Bukavu – Ce qui n’était autrefois considéré que comme un phénomène marginal s’est révélé être une crise à grande échelle, l’exploitation minière illégale dans la province du Sud-Kivu dépasse toutes les estimations initiales, mettant à nu un réseau tentaculaire et largement hors de contrôle des autorités congolaises.
Lors d’une audition tenue le 2 avril dernier devant la Commission des affaires étrangères de l’Assemblée nationale française, le gouverneur du Sud-Kivu, Jean-Jacques Purusi, a dressé un tableau pour le moins alarmant. Alors que les autorités locales évaluaient à 400 le nombre d’entreprises opérant en marge de la légalité, les enquêtes récentes menées sur le terrain révèlent une réalité autrement plus préoccupante, pas moins de 1 600 sociétés minières exercent dans l’ombre, sans permis d’exploitation, sans enregistrement officiel, et échappant totalement au paiement des taxes dues à l’État.
Selon le gouverneur, une part significative de ces compagnies serait détenue par des capitaux chinois, qui exploitent sans relâche les richesses du sous-sol congolais, notamment l’or, le coltan et les diamants. En réaction à cette prolifération anarchique, une suspension générale des activités minières a été décrétée en juillet 2024, dans le but de remettre de l’ordre et d’imposer une régularisation rigoureuse.Mais le problème ne s’arrête pas là. L’exportation des minerais suit des circuits majoritairement tournés vers le Moyen-Orient. À elle seule, la région de Dubaï et d’autres pays du Golfe reçoit environ 67 % des productions minières locales. L’Europe, quant à elle, n’en capte qu’une infime partie, estimée à moins de 2 %. Cette orientation vers des marchés plus permissifs pose la question du traçage des minerais et de leur contribution réelle à l’économie congolaise.
À l’intérieur même du pays, le cadre fiscal est pointé du doigt comme un obstacle majeur au développement du secteur formel. Le gouverneur a évoqué l’existence de plus de 1 400 taxes différentes pesant sur les opérateurs économiques, une réalité qu’il qualifie de « confiscatoire » et qui décourage les investissements légaux. En réponse, des réformes structurelles sont en cours, réduction du nombre de prélèvements, simplification des procédures administratives, et surtout, création d’un guichet unique pour centraliser les démarches commerciales et fiscales.

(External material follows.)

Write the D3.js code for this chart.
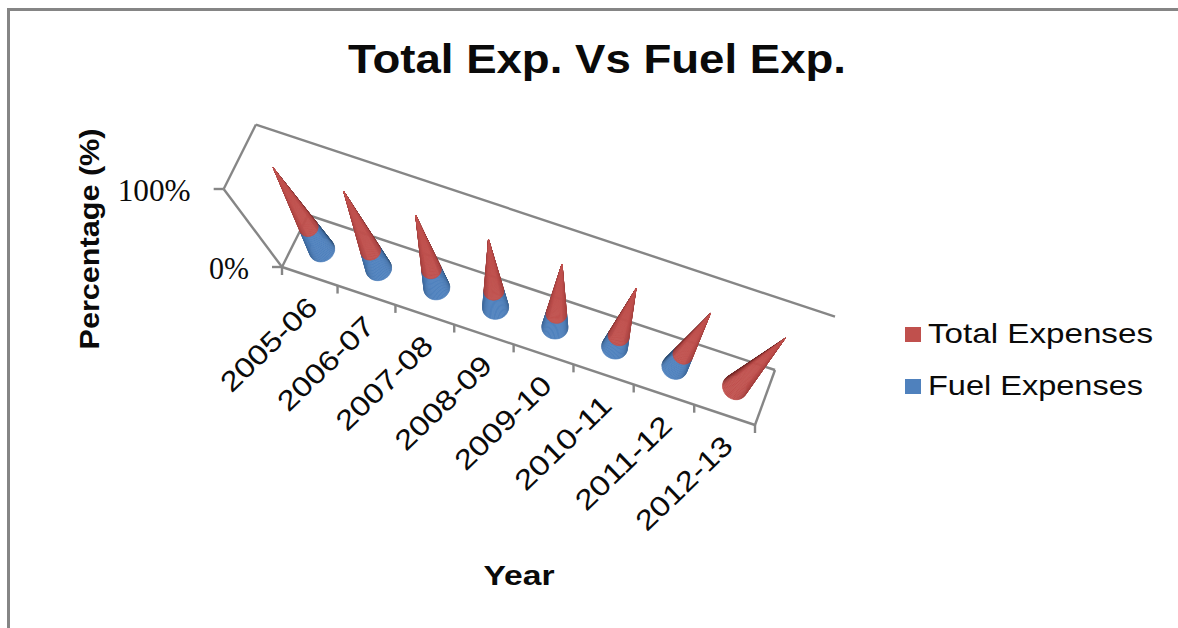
<!DOCTYPE html>
<html>
<head>
<meta charset="utf-8">
<style>
  html, body { margin: 0; padding: 0; background: #fff; }
  svg { display: block; }
  text { font-family: "Liberation Sans", Arial, sans-serif; fill: #0a0a0a; }
</style>
<script src="https://cdn.jsdelivr.net/npm/d3@7/dist/d3.min.js"></script>
</head>
<body>
<svg id="chart" width="1178" height="628"></svg>
<script>
const years = ["2005-06", "2006-07", "2007-08", "2008-09", "2009-10", "2010-11", "2011-12", "2012-13"];
const fuelExpenses = [27, 23, 25, 24, 21, 19, 23, 0];
const totalExpenses = [73, 77, 75, 76, 79, 81, 77, 100];
const valueTicks = [0, 100];
const valueTickWidths = [40, 73];
const legendItems = ["Total Expenses", "Fuel Expenses"];
const titleText = "Total Exp. Vs Fuel Exp.";
const yTitleText = "Percentage (%)";
const xTitleText = "Year";

const RED = "#c0504d", RED_DARK = "#611d1d";
const BLUE = "#4f81bd", BLUE_DARK = "#17314f";
const AXIS = "#868686";

const svg = d3.select("#chart");

// Floor of the 3D box as seen on screen, plus the point the uprights converge on.
const floor = {
  frontLeft: [282, 267], frontRight: [755, 425],
  backLeft: [308, 215], backRight: [775, 370]
};
const vanish = [525, 592];

const lift = d3.scaleLinear().domain([0, 100]).range([1, 1.24]);
const categorySpan = d3.scalePow().exponent(1.03).domain([0, years.length]).range([0, 1]);
const along = d3.interpolateArray;

// Projects category position, depth into the box and value to screen coordinates.
function project(cat, depth, value) {
  const u = categorySpan(cat);
  const front = along(floor.frontLeft, floor.frontRight)(u);
  const back = along(floor.backLeft, floor.backRight)(u);
  const p = along(front, back)(depth);
  const k = lift(value);
  return [vanish[0] + (p[0] - vanish[0]) * k, vanish[1] + (p[1] - vanish[1]) * k];
}

// Page frame: top and left edges only
const frame = svg.append("g").attr("fill", "none").attr("stroke", "#858585").attr("stroke-width", 3);
frame.append("path").attr("d", "M8.5,628V9.5H1178");

// Box outline
const line = d3.line();
const box = svg.append("g").attr("fill", "none").attr("stroke", AXIS).attr("stroke-width", 2.4);
const n = years.length;
[
  [[0, 0, 0], [n, 0, 0]],
  [[n, 0, 0], [n, 1, 0]],
  [[0, 1, 0], [n, 1, 0]],
  [[0, 0, 0], [0, 1, 0]],
  [[0, 0, 0], [0, 0, 100]],
  [[0, 0, 100], [0, 1, 100]],
  [[0, 1, 100], [n, 1, 100]]
].forEach(seg => box.append("path").attr("d", line(seg.map(s => project(...s)))));

// Category ticks on the front edge of the floor
d3.range(n + 1).forEach(i => {
  const [x, y] = project(i, 0, 0);
  box.append("path").attr("d", line([[x, y], [x, y + 8]]));
});

// Value ticks and their labels on the left wall
valueTicks.forEach((v, i) => {
  const [x, y] = project(0, 0, v);
  box.append("path").attr("d", line([[x - 10, y], [x, y]]));
  svg.append("text")
    .attr("x", x - 33).attr("y", y + 12)
    .attr("text-anchor", "end")
    .attr("font-size", 31)
    .attr("textLength", valueTickWidths[i])
    .attr("lengthAdjust", "spacingAndGlyphs")
    .style("font-family", "'Liberation Serif', serif")
    .text(v + "%");
});

// One cone per year: frustum for the lower share, tip for the upper share
const RADIUS = 13, MINOR = 11.5, STRIPS = 48;

function shade(base, dark, normalUp, edge) {
  const t = Math.min(1, Math.max(0, normalUp) * 0.8 + Math.pow(edge, 5) * 0.3);
  return d3.interpolateRgb(base, dark)(t);
}

const conesG = svg.append("g");
years.forEach((year, i) => {
  const base = project(i + 0.5, 0.5, 0);
  const tip = project(i + 0.5, 0.5, 100);
  const dx = tip[0] - base[0], dy = tip[1] - base[1];
  const len = Math.hypot(dx, dy);
  const ax = [dx / len, dy / len];
  const perp = [-ax[1], ax[0]];

  const ringPoint = (value, a) => {
    const c = project(i + 0.5, 0.5, value);
    const s = 1 - value / 100;
    return [
      c[0] + perp[0] * RADIUS * s * Math.cos(a) - ax[0] * MINOR * s * Math.sin(a),
      c[1] + perp[1] * RADIUS * s * Math.cos(a) - ax[1] * MINOR * s * Math.sin(a)
    ];
  };

  const g = conesG.append("g").attr("class", "cone").attr("data-year", year);
  const spread = 1.0;
  const step = (Math.PI + 2 * spread) / STRIPS;
  const angles = d3.range(STRIPS).map(k => -spread + step * k);
  const order = angles.slice().sort((p, q) =>
    Math.abs(q + step / 2 - Math.PI / 2) - Math.abs(p + step / 2 - Math.PI / 2));

  const segment = (v0, v1, col, colDark) => {
    if (v1 <= v0) return;
    order.forEach(a => {
      const m = a + step / 2;
      const ny = perp[1] * Math.cos(m) - ax[1] * Math.sin(m);
      const fill = shade(col, colDark, -ny, Math.abs(Math.cos(m)));
      const pts = [ringPoint(v0, a), ringPoint(v0, a + step), ringPoint(v1, a + step), ringPoint(v1, a)];
      g.append("path")
        .attr("d", line(pts) + "Z")
        .attr("fill", fill)
        .attr("stroke", fill)
        .attr("stroke-width", 0.6);
    });
  };

  segment(0, fuelExpenses[i], BLUE, BLUE_DARK);
  segment(fuelExpenses[i], fuelExpenses[i] + totalExpenses[i], RED, RED_DARK);
});

// Stretched text helper: wide glyphs at a set overall length
function label(sel, length) {
  return sel.attr("textLength", length).attr("lengthAdjust", "spacingAndGlyphs");
}

// Year labels
years.forEach((year, i) => {
  const [x, y] = project(i + 0.5, 0, 0);
  label(svg.append("text")
    .attr("transform", `translate(${x + 10},${y + 33}) rotate(-44)`)
    .attr("text-anchor", "end")
    .attr("font-size", 28)
    .text(year), 122);
});

// Titles
label(svg.append("text")
  .attr("x", 597).attr("y", 73)
  .attr("text-anchor", "middle")
  .attr("font-size", 40)
  .attr("font-weight", "bold")
  .text(titleText), 498);

label(svg.append("text")
  .attr("transform", "translate(99,239) rotate(-90)")
  .attr("text-anchor", "middle")
  .attr("font-size", 28)
  .attr("font-weight", "bold")
  .text(yTitleText), 221);

label(svg.append("text")
  .attr("x", 519).attr("y", 585)
  .attr("text-anchor", "middle")
  .attr("font-size", 28)
  .attr("font-weight", "bold")
  .text(xTitleText), 71);

// Legend
const legendY = d3.scalePoint().domain(legendItems).range([343, 395]);
const legendColor = d3.scaleOrdinal().domain(legendItems).range([RED, BLUE]);
const legendWidth = d3.scaleOrdinal().domain(legendItems).range([225, 215]);
legendItems.forEach(item => {
  svg.append("rect")
    .attr("x", 905).attr("y", legendY(item) - 16)
    .attr("width", 16).attr("height", 15)
    .attr("fill", legendColor(item));
  label(svg.append("text")
    .attr("x", 928).attr("y", legendY(item))
    .attr("font-size", 28)
    .text(item), legendWidth(item));
});
</script>
</body>
</html>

Face à une exploitation massive, souvent opérée dans l’impunité, la province du Sud-Kivu tente de reprendre le contrôle sur ses ressources naturelles. La régulation du secteur minier s’annonce comme un chantier de longue haleine, mais indispensable pour garantir à la population une redistribution plus équitable de la richesse issue du sous-sol congolais.